[Stored entries]
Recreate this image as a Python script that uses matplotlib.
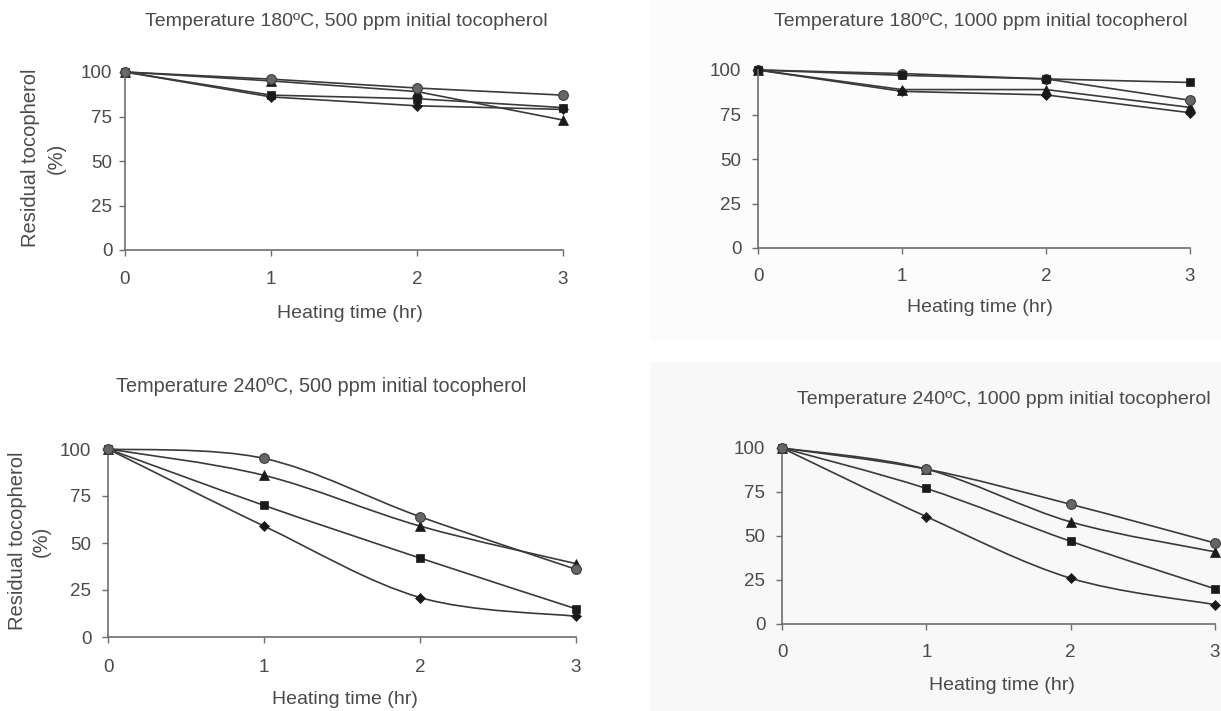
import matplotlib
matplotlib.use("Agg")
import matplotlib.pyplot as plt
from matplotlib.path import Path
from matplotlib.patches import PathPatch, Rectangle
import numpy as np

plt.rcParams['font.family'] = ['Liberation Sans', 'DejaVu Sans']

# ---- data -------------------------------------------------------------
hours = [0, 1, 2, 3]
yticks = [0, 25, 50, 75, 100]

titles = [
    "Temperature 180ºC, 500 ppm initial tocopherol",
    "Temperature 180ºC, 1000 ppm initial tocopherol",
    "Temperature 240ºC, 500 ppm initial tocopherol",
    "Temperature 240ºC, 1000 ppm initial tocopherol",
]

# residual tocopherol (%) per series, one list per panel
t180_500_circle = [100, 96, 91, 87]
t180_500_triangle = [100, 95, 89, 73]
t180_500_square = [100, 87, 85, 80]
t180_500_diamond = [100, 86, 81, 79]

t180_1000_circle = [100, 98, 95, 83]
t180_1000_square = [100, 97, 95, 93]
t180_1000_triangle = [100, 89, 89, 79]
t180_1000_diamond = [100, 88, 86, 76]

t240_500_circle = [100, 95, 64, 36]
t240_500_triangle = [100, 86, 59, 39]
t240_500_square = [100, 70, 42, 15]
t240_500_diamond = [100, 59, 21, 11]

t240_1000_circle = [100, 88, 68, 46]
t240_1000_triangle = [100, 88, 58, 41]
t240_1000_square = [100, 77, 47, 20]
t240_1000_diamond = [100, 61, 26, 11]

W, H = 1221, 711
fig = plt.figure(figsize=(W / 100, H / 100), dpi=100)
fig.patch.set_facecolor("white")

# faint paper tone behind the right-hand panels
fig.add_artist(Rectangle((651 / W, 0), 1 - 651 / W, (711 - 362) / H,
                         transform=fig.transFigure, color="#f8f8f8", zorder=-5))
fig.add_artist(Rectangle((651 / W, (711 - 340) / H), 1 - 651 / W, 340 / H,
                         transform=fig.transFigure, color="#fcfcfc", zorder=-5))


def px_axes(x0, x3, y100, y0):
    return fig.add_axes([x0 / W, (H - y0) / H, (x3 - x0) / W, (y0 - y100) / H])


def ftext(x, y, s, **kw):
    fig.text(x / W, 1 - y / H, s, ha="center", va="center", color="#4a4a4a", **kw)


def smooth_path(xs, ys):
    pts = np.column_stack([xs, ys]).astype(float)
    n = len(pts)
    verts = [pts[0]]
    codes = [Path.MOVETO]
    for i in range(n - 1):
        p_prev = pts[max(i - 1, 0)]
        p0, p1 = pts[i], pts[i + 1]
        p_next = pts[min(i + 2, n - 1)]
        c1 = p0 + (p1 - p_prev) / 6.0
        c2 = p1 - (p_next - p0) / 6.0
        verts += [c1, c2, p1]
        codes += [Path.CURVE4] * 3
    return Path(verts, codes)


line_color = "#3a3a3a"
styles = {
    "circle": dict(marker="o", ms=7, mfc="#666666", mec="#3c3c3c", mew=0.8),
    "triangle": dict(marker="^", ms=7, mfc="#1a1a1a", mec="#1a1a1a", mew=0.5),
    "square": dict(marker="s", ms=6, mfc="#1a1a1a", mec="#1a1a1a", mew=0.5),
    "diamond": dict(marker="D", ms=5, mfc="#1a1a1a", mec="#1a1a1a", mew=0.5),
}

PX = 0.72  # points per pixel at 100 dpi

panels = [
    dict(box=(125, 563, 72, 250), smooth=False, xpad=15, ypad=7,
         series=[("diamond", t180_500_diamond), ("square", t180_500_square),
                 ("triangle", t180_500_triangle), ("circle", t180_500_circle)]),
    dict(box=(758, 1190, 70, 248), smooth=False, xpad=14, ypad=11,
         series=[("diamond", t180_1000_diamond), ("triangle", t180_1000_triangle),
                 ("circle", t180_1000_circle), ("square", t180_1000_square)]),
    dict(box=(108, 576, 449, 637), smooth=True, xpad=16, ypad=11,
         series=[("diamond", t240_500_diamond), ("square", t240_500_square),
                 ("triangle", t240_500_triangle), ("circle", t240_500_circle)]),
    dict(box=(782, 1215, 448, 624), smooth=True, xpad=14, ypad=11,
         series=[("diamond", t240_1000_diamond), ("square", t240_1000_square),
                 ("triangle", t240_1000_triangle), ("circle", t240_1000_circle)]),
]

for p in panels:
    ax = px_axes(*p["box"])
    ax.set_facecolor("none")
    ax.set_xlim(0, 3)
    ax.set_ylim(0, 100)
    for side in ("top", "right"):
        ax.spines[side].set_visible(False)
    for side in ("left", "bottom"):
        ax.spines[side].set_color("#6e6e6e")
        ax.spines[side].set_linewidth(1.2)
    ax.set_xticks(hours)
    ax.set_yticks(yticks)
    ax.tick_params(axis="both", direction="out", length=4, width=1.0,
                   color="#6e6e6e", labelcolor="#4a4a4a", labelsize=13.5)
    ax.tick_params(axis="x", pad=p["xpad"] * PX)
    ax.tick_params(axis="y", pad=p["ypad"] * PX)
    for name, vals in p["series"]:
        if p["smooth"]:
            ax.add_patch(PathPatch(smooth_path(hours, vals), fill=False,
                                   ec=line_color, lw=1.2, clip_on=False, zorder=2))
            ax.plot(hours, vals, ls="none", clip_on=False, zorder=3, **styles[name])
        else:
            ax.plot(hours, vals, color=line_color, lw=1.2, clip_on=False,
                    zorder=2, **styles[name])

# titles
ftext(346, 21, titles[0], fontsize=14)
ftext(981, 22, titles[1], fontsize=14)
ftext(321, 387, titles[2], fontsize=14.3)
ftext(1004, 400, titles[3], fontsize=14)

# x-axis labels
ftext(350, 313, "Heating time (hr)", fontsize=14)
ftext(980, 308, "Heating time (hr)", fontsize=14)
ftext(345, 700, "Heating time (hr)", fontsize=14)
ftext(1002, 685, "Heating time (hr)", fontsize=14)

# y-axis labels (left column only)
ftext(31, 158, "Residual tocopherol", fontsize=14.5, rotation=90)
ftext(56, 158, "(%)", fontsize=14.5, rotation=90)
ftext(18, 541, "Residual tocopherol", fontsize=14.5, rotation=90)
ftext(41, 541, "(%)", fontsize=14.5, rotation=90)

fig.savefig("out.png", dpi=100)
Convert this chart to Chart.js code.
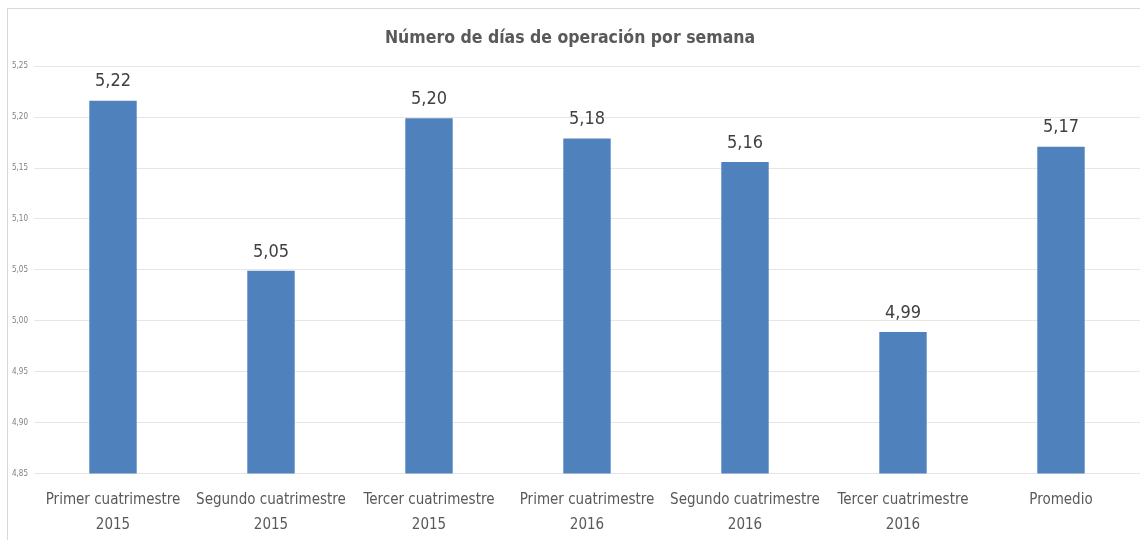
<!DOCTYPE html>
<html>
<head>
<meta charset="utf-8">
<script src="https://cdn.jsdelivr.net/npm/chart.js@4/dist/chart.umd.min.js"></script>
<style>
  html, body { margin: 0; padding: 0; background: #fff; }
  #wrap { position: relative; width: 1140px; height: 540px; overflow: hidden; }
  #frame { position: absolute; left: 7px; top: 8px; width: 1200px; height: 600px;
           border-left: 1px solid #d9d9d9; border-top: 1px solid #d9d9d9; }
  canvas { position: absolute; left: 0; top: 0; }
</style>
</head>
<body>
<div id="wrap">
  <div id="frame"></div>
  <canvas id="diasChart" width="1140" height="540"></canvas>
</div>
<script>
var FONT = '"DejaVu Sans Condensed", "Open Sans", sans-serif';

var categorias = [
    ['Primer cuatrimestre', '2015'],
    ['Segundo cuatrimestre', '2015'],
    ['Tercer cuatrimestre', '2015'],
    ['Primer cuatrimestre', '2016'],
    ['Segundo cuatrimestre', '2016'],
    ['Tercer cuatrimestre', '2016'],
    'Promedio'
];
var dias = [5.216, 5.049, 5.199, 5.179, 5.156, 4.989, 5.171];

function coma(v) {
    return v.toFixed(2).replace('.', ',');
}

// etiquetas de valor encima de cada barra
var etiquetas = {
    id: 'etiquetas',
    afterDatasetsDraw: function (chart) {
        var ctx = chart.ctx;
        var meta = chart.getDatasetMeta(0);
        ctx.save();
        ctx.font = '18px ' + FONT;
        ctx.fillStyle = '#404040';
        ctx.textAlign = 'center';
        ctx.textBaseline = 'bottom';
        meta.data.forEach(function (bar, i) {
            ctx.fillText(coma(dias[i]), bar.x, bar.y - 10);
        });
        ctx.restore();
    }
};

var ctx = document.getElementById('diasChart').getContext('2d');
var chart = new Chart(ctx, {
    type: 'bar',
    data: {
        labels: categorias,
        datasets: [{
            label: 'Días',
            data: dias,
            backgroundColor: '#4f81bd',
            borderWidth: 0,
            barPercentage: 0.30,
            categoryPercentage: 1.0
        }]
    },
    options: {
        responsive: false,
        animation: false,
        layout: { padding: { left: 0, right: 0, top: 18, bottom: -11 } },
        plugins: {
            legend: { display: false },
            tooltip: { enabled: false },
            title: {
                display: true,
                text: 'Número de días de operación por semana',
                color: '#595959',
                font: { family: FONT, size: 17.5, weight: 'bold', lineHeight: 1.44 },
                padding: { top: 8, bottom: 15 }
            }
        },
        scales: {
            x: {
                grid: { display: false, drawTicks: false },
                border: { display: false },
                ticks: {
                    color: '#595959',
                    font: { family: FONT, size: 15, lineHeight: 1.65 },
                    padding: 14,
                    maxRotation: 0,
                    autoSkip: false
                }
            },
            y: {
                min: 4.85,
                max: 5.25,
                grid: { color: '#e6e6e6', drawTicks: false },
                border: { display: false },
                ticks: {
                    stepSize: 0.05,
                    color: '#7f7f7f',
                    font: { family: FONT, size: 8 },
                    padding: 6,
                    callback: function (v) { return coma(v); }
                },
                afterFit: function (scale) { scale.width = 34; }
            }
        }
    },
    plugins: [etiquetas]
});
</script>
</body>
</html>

**Exercise aim:** Locate the word "script" in the data above. Copy every line carrying it.

**Answer to this task:**
Recreate this image as a Python script that uses matplotlib.
<script src="https://cdn.jsdelivr.net/npm/chart.js@4/dist/chart.umd.min.js"></script>
<script>
</script>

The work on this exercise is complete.